Good news in tailored clothing: retailers at both ends of the spectrum have proclaimed comebacks in the category. Men of all ages and professions have been updating their suit wardrobes, motivated by an interest in the new slimmer fits, a desire to move from pleated to flatfront pants, or a change in size.
Saks’ tailored clothing business continues to be strong with sportcoats leading the surge, according to VP/DMM Shawn Howell. Last year separates were a growing part of the luxury department store’s business, but sales have since slowed considerably. “True sportcoats and seasonal pants are doing well; they give a customer more creative freedom than just matching sizes in suit jackets and suit pants,” explains Howell. No particular seasonal fabrication stood out during spring selling, but Howell tells us, “We’ve been having continued success with color. Red bottoms are trending really well, as are sportcoats in shades of gray and suits in shades of blue.”

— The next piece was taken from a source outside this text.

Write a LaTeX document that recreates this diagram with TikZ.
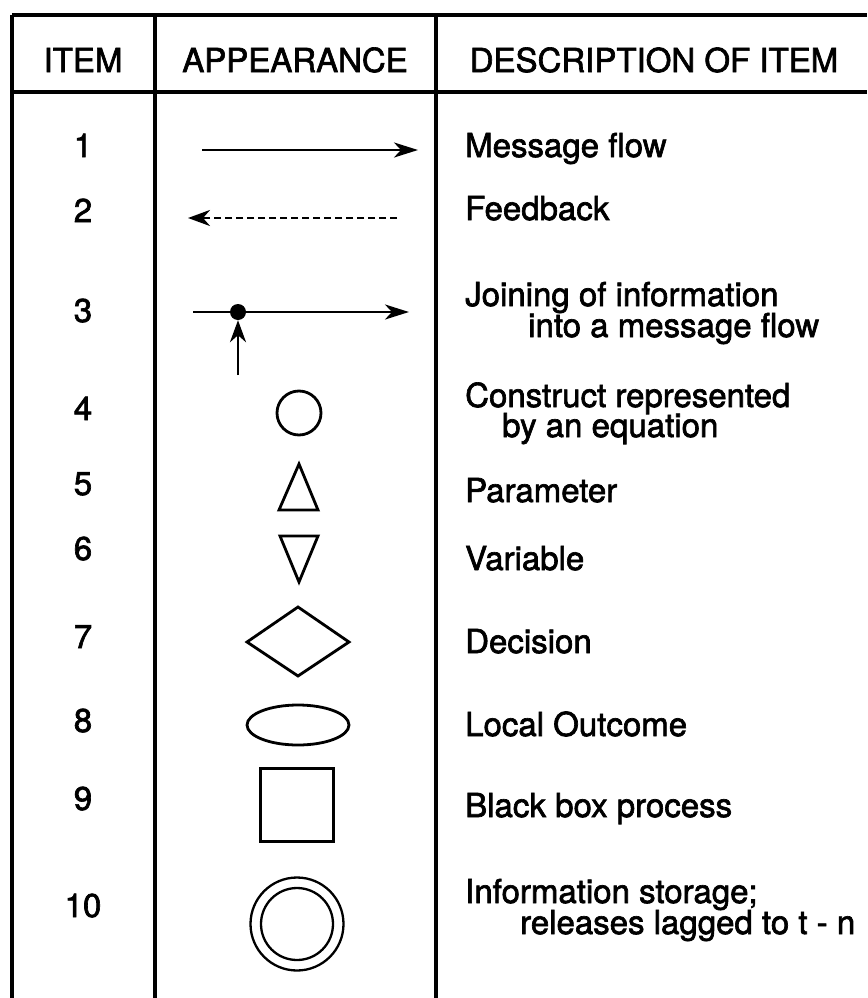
\documentclass[tikz,border=0pt]{standalone}
\usepackage{fontspec}
\newfontfamily\hv{TeX Gyre Heros}[FakeBold=2]
\usetikzlibrary{arrows.meta,shapes.geometric}
\begin{document}
\begin{tikzpicture}[x=1pt,y=-1pt,
  rule/.style={line width=3.2pt},
  txt/.style={font=\hv\fontsize{33}{36}\selectfont, inner sep=0pt},
  num/.style={txt, anchor=base},
  desc/.style={txt, anchor=base west},
  hdr/.style={txt, anchor=base},
  shp/.style={draw, line width=2.8pt, inner sep=0pt},
  flow/.style={line width=2.8pt, -{Stealth[length=24pt,width=15pt,inset=7pt]}},
  back/.style={line width=2.8pt, dash pattern=on 7pt off 4pt, -{Stealth[length=22pt,width=16pt,inset=7pt]}},
  upar/.style={line width=2.8pt, -{Stealth[length=22pt,width=16pt,inset=7pt]}}
]
\useasboundingbox (0,0) rectangle (867,998);
% table rules
\draw[rule] (12,15) -- (867,15);
\draw[rule] (12,92) -- (867,92);
\draw[rule] (12,15) -- (12,998);
\draw[rule] (155,15) -- (155,998);
\draw[rule] (436,15) -- (436,998);
% header
\node[hdr] (h1) at (83,72) {ITEM};
\node[hdr] (h2) at (295,72) {APPEARANCE};
\node[hdr] (h3) at (654,72) {DESCRIPTION OF ITEM};
% numbers
\node[num] (n1) at (83,157) {1};
\node[num] (n2) at (83,222) {2};
\node[num] (n3) at (83,322) {3};
\node[num] (n4) at (83,420) {4};
\node[num] (n5) at (83,495) {5};
\node[num] (n6) at (83,560) {6};
\node[num] (n7) at (83,648) {7};
\node[num] (n8) at (83,732) {8};
\node[num] (n9) at (83,810) {9};
\node[num] (n10) at (83,917) {10};
% descriptions
\node[desc] (d1) at (465,157) {Message flow};
\node[desc] (d2) at (465,220) {Feedback};
\node[desc] (d3a) at (465,306) {Joining of information};
\node[desc] (d3b) at (528,337) {into a message flow};
\node[desc] (d4a) at (465,407) {Construct represented};
\node[desc] (d4b) at (502,437) {by an equation};
\node[desc] (d5) at (465,502) {Parameter};
\node[desc] (d6) at (465,570) {Variable};
\node[desc] (d7) at (465,653) {Decision};
\node[desc] (d8) at (465,736) {Local Outcome};
\node[desc] (d9) at (465,817) {Black box process};
\node[desc] (d10a) at (465,903) {Information storage;};
\node[desc] (d10b) at (520,934) {releases lagged to t - n};
% 1 message flow
\coordinate (a1s) at (202,150);
\coordinate (a1e) at (418,150);
\draw[flow] (a1s) -- (a1e);
% 2 feedback
\coordinate (a2s) at (397,218);
\coordinate (a2e) at (188,218);
\draw[back] (a2s) -- (a2e);
% 3 joining
\coordinate (a3s) at (193,312);
\coordinate (a3e) at (409,312);
\draw[flow] (a3s) -- (a3e);
\node[circle, fill, minimum size=16pt, inner sep=0pt] (dot) at (238,312) {};
\coordinate (a3u) at (238,375);
\draw[upar] (a3u) -- (dot.south);
% 4 circle
\node[shp, circle, minimum size=44pt] (c4) at (299,413) {};
% 5 triangle up
\draw[line width=2.8pt, line join=miter] (299,464) -- (318,510) -- (279,510) -- cycle;
% 6 triangle down
\draw[line width=2.8pt, line join=miter] (280,536) -- (318,536) -- (299,582) -- cycle;
% 7 diamond
\draw[line width=2.8pt, line join=miter] (298,607) -- (349,642) -- (298,676) -- (247,642) -- cycle;
% 8 ellipse
\node[shp, ellipse, minimum width=102pt, minimum height=40pt] (e8) at (298,725) {};
% 9 square
\node[shp, rectangle, minimum width=73pt, minimum height=73pt] (s9) at (297,805) {};
% 10 double circle
\node[draw, line width=2.3pt, circle, minimum size=93pt, inner sep=0pt] (c10o) at (297,924) {};
\node[draw, line width=2.3pt, circle, minimum size=72pt, inner sep=0pt] (c10i) at (297,924) {};
\end{tikzpicture}
\end{document}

Steve Pruitt of Blacks Consulting, which tracks sales data for a number of luxury retailers, reported YTD numbers in tailored clothing up 8 percent over last year. In the 90 days from March to May 2012, sportcoats were driving the growth at 14 percent, and suits were up 9 percent. But with few men required to wear suits to work everyday, how many do they really need? What happens after they’re done replenishing?
Pruitt’s research shows that after every election but two since 1950, the following year has brought a drop in the financial markets and a corresponding retail slowdown. This doesn’t necessarily mean negative numbers for next year, but retailers experiencing gains of 7 or 8 percent might slow to a 2 or 3 percent rate of growth, or flatten out. “We’re conservatively planning fall 2012 gains at two-thirds of spring 2012 gains, with a further dip after holiday,” Pruitt reveals.
What does the impending slowdown mean for the clothing business specifically? Howell thinks that a swing back to sportswear may be around the corner. “We all know the retail business [rotates] 360 degrees, so eventually true sportswear will be at the forefront of trends. However, I do think that clothing will still have a presence in a lot of sportswear lines. It’s become a staple for brands like Theory and Burberry, and full lifestyle brands have become more prominent.” If this resurgence in sportswear does indeed occur, blazers and soft coats (the items currently providing most of the newness in the clothing category) will likely remain strong, especially in seasonal fabrications and colors. Also likely: increased competition between true tailored clothing brands and sportswear vendors clamoring to tap into the category.
Phil Borntrager of Mark Shale in Chicago agrees that sportcoats are doing better than suits. They’re already noticing the uptick in sportswear over tailored clothing, so they’ve been merchandising blazers and softcoats in both clothing and sportswear departments. “Trim is finally catching on in the Midwest. I was nervous about bringing in a line like LBM 1911, but it’s really working, especially the softcoats.” Haberdash, also in Chicago, and Badower’s in Des Moines have reported similar success with the line.
For now, Saks’ true suit business is still strong at a sweet spot around $1,500, and they’ve also experienced growth at the top end of the luxury market over the past year, driven by the success of Isaia and Kiton. “MTM continues to be strong, especially in luxury brands,” Howell adds. “I’m very optimistic about it and luxury in general… cautiously optimistic. The world is still a bit fragile.”
Prepare to prosper with these tips from retail consultant Steve Pruitt
* Start taking money out of inventory and putting it in the bank. Once the industry begins to identify new trends, you’ll be in the position to take advantage of them. You won’t have to wait long: things should start moving again about six months after the post-holiday slowdown.
* Look hard at your vendor structure. Who are the weak players? Make sure that everyone you work with continues to evolve and innovate. A slower period is the perfect time to experiment, so try a few new things and see what your customers respond to.